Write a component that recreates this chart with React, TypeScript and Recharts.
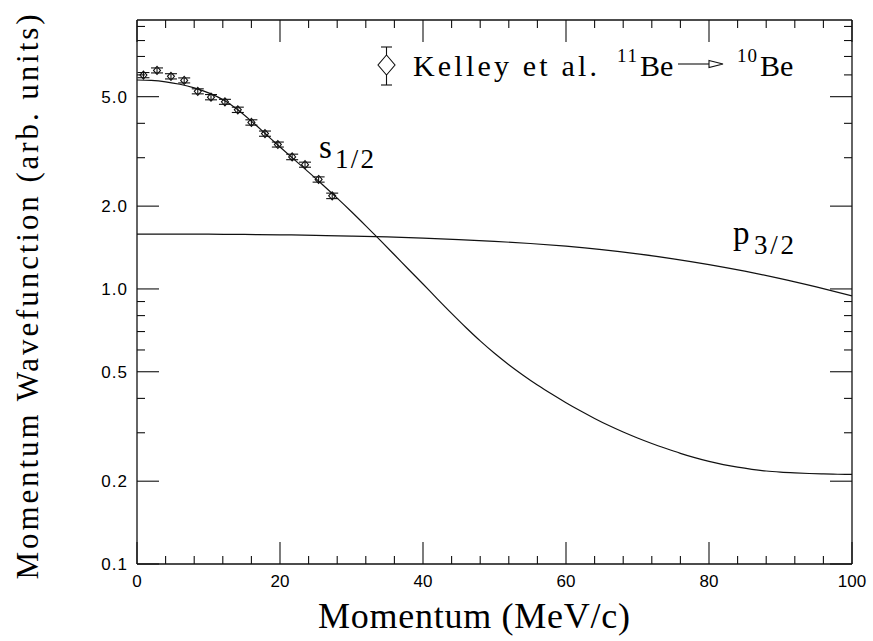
import React from 'react';
import { ComposedChart, Line, Scatter, ErrorBar, XAxis, YAxis } from 'recharts';

// Kelley et al. data points (11Be -> 10Be)
const kelleyP = [0.9, 2.8, 4.75, 6.6, 8.5, 10.35, 12.3, 14.1, 16.0, 17.9, 19.7, 21.7, 23.5, 25.4, 27.3];
const kelleyAmp = [5.99, 6.23, 5.93, 5.73, 5.23, 4.98, 4.79, 4.48, 4.03, 3.67, 3.35, 3.02, 2.83, 2.5, 2.18];
const kelleyErr = [0.13, 0.13, 0.13, 0.12, 0.11, 0.11, 0.1, 0.1, 0.09, 0.08, 0.07, 0.07, 0.06, 0.055, 0.05];

// s1/2 curve
const sP = [0, 2, 4, 6, 8, 10, 12, 14, 16, 18, 20, 22, 24, 26, 28, 30, 32, 34, 36, 38, 40, 42, 44, 46, 48, 50,
  52, 54, 56, 58, 60, 62, 64, 66, 68, 70, 72, 74, 76, 78, 80, 82, 84, 86, 88, 90, 92, 94, 96, 98, 100];
const sAmp = [5.75, 5.727, 5.659, 5.547, 5.383, 5.16, 4.879, 4.504, 4.075, 3.658, 3.281, 2.951, 2.659, 2.387,
  2.138, 1.908, 1.696, 1.504, 1.331, 1.177, 1.042, 0.9205, 0.8149, 0.7242, 0.6474, 0.5835, 0.5303, 0.4857,
  0.4474, 0.4147, 0.3858, 0.3605, 0.3382, 0.3186, 0.3018, 0.2871, 0.2742, 0.2629, 0.2526, 0.2436, 0.236,
  0.2299, 0.2249, 0.2209, 0.2178, 0.2158, 0.2144, 0.2133, 0.2125, 0.212, 0.2117];

// p3/2 curve
const pP = [0, 5, 10, 15, 20, 25, 30, 35, 40, 45, 50, 55, 60, 65, 70, 75, 80, 85, 90, 95, 100];
const pAmp = [1.582, 1.582, 1.581, 1.578, 1.573, 1.566, 1.557, 1.545, 1.53, 1.512, 1.49, 1.463, 1.43, 1.39,
  1.342, 1.287, 1.226, 1.16, 1.09, 1.017, 0.944];

const xTicks = [0, 4, 8, 12, 16, 20, 24, 28, 32, 36, 40, 44, 48, 52, 56, 60, 64, 68, 72, 76, 80, 84, 88, 92, 96, 100];
const xMajor = [0, 20, 40, 60, 80, 100];
const yTicks = [0.1, 0.2, 0.3, 0.4, 0.5, 0.6, 0.7, 0.8, 0.9, 1, 2, 3, 4, 5, 6, 7, 8, 9];
const yLabels: Record<string, string> = { '0.1': '0.1', '0.2': '0.2', '0.5': '0.5', '1': '1.0', '2': '2.0', '5': '5.0' };

const kelleyData = kelleyP.map((x, i) => ({ x, y: kelleyAmp[i], err: kelleyErr[i] }));
const sData = sP.map((x, i) => ({ x, y: sAmp[i] }));
const pData = pP.map((x, i) => ({ x, y: pAmp[i] }));

const ink = '#111';
const serif = "'Liberation Serif', serif";
const numFont = "'Liberation Sans', sans-serif";
const MAJOR = 22;
const MINOR = 8;

const BottomTick = (props: any) => {
  const { x, y, payload } = props;
  const major = xMajor.includes(payload.value);
  return (
    <g>
      <line x1={x} x2={x} y1={y} y2={y - (major ? MAJOR : MINOR)} stroke={ink} strokeWidth={1.1} />
      {major && (
        <text x={x} y={y + 23} textAnchor="middle" fontSize={17} fontFamily={numFont} fill="#000">
          {payload.value}
        </text>
      )}
    </g>
  );
};

const TopTick = (props: any) => {
  const { x, y, payload } = props;
  const major = xMajor.includes(payload.value);
  return <line x1={x} x2={x} y1={y} y2={y + (major ? MAJOR : MINOR)} stroke={ink} strokeWidth={1.1} />;
};

const LeftTick = (props: any) => {
  const { x, y, payload } = props;
  const lab = yLabels[String(payload.value)];
  return (
    <g>
      <line x1={x} x2={x + (lab ? MAJOR : MINOR)} y1={y} y2={y} stroke={ink} strokeWidth={1.1} />
      {lab && (
        <text x={x - 9} y={y + 6} textAnchor="end" fontSize={17} fontFamily={numFont} fill="#000" letterSpacing={1}>
          {lab}
        </text>
      )}
    </g>
  );
};

const RightTick = (props: any) => {
  const { x, y, payload } = props;
  const lab = yLabels[String(payload.value)];
  return <line x1={x} x2={x - (lab ? MAJOR : MINOR)} y1={y} y2={y} stroke={ink} strokeWidth={1.1} />;
};

const Diamond = (props: any) => {
  const { cx, cy } = props;
  if (cx == null || cy == null) return null;
  return (
    <path
      d={`M${cx},${cy - 4} L${cx + 3.5},${cy} L${cx},${cy + 4} L${cx - 3.5},${cy} Z`}
      fill="none"
      stroke={ink}
      strokeWidth={1.1}
    />
  );
};

export default function App() {
  return (
    <div style={{ position: 'absolute', left: 0, top: 0, width: 873, height: 641, background: '#fff' }}>
      <ComposedChart width={873} height={641} margin={{ top: 19, right: 20, left: 0, bottom: 0 }}>
        <XAxis
          xAxisId="b"
          dataKey="x"
          type="number"
          domain={[0, 100]}
          allowDataOverflow
          ticks={xTicks}
          interval={0}
          height={77}
          tickSize={0}
          tickMargin={0}
          tickLine={false}
          axisLine={{ stroke: ink, strokeWidth: 1.3 }}
          tick={BottomTick}
        />
        <XAxis
          xAxisId="t"
          orientation="top"
          dataKey="x"
          type="number"
          domain={[0, 100]}
          allowDataOverflow
          ticks={xTicks}
          interval={0}
          height={1}
          tickSize={0}
          tickMargin={0}
          tickLine={false}
          axisLine={{ stroke: ink, strokeWidth: 1.3 }}
          tick={TopTick}
        />
        <YAxis
          yAxisId="l"
          type="number"
          scale="log"
          domain={[0.1, 9.5]}
          allowDataOverflow
          ticks={yTicks}
          interval={0}
          width={137}
          tickSize={0}
          tickMargin={0}
          tickLine={false}
          axisLine={{ stroke: ink, strokeWidth: 1.3 }}
          tick={LeftTick}
        />
        <YAxis
          yAxisId="r"
          orientation="right"
          type="number"
          scale="log"
          domain={[0.1, 9.5]}
          allowDataOverflow
          ticks={yTicks}
          interval={0}
          width={1}
          tickSize={0}
          tickMargin={0}
          tickLine={false}
          axisLine={{ stroke: ink, strokeWidth: 1.3 }}
          tick={RightTick}
        />
        {/* invisible series so the top and right frame axes get a scale */}
        <Line
          xAxisId="t"
          yAxisId="r"
          data={pData}
          dataKey="y"
          dot={false}
          stroke="none"
          isAnimationActive={false}
        />
        <Line
          xAxisId="b"
          yAxisId="l"
          data={sData}
          dataKey="y"
          type="monotone"
          dot={false}
          stroke={ink}
          strokeWidth={1.2}
          isAnimationActive={false}
        />
        <Line
          xAxisId="b"
          yAxisId="l"
          data={pData}
          dataKey="y"
          type="monotone"
          dot={false}
          stroke={ink}
          strokeWidth={1.2}
          isAnimationActive={false}
        />
        <Scatter
          xAxisId="b"
          yAxisId="l"
          data={kelleyData}
          dataKey="y"
          shape={Diamond}
          isAnimationActive={false}
        >
          <ErrorBar dataKey="err" direction="y" width={6} stroke={ink} strokeWidth={1.1} isAnimationActive={false} />
        </Scatter>
      </ComposedChart>

      <svg
        width={873}
        height={641}
        style={{ position: 'absolute', left: 0, top: 0, pointerEvents: 'none' }}
      >
        {/* axis titles */}
        <text
          x={474}
          y={628}
          textAnchor="middle"
          fontSize={36}
          fontFamily={serif}
          textLength={312}
          lengthAdjust="spacing"
          fill="#000"
        >
          Momentum (MeV/c)
        </text>
        <text
          transform="translate(38,297) rotate(-90)"
          textAnchor="middle"
          fontSize={31}
          fontFamily={serif}
          textLength={565}
          lengthAdjust="spacing"
          fill="#000"
        >
          Momentum Wavefunction (arb. units)
        </text>

        {/* curve labels */}
        <text x={319} y={158} fontSize={33} fontFamily={serif} fill="#000">s</text>
        <text x={335} y={168} fontSize={27} fontFamily={serif} textLength={39} lengthAdjust="spacing" fill="#000">1/2</text>
        <text x={733} y={244} fontSize={33} fontFamily={serif} fill="#000">p</text>
        <text x={754} y={254} fontSize={27} fontFamily={serif} textLength={40} lengthAdjust="spacing" fill="#000">3/2</text>

        {/* legend */}
        <line x1={386.5} x2={386.5} y1={47} y2={85} stroke={ink} strokeWidth={1.1} />
        <line x1={381} x2={392} y1={47} y2={47} stroke={ink} strokeWidth={1.1} />
        <line x1={381} x2={392} y1={85} y2={85} stroke={ink} strokeWidth={1.1} />
        <path d="M386.5,55 L395,65 L386.5,75 L378,65 Z" fill="#fff" stroke={ink} strokeWidth={1.1} />
        <text x={413} y={76} fontSize={30} fontFamily={serif} textLength={184} lengthAdjust="spacing" fill="#000">
          Kelley et al.
        </text>
        <text x={617} y={62} fontSize={19} fontFamily={serif} textLength={20} lengthAdjust="spacing" fill="#000">11</text>
        <text x={640} y={76} fontSize={30} fontFamily={serif} fill="#000">Be</text>
        <line x1={678} x2={709} y1={64} y2={64} stroke={ink} strokeWidth={1.1} />
        <path d="M709,60.5 L723,64 L709,67.5 Z" fill="#fff" stroke={ink} strokeWidth={1.1} />
        <text x={737} y={62} fontSize={19} fontFamily={serif} textLength={20} lengthAdjust="spacing" fill="#000">10</text>
        <text x={760} y={76} fontSize={30} fontFamily={serif} fill="#000">Be</text>
      </svg>
    </div>
  );
}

_INSTRUCTIONS TO FOLLOW_
Print the data above verbatim from the first line through the line holding "0.06, 0.055, 0.05];", leaving every picture out.

_TASK RESPONSE_
Write a component that recreates this chart with React, TypeScript and Recharts.
import React from 'react';
import { ComposedChart, Line, Scatter, ErrorBar, XAxis, YAxis } from 'recharts';

// Kelley et al. data points (11Be -> 10Be)
const kelleyP = [0.9, 2.8, 4.75, 6.6, 8.5, 10.35, 12.3, 14.1, 16.0, 17.9, 19.7, 21.7, 23.5, 25.4, 27.3];
const kelleyAmp = [5.99, 6.23, 5.93, 5.73, 5.23, 4.98, 4.79, 4.48, 4.03, 3.67, 3.35, 3.02, 2.83, 2.5, 2.18];
const kelleyErr = [0.13, 0.13, 0.13, 0.12, 0.11, 0.11, 0.1, 0.1, 0.09, 0.08, 0.07, 0.07, 0.06, 0.055, 0.05];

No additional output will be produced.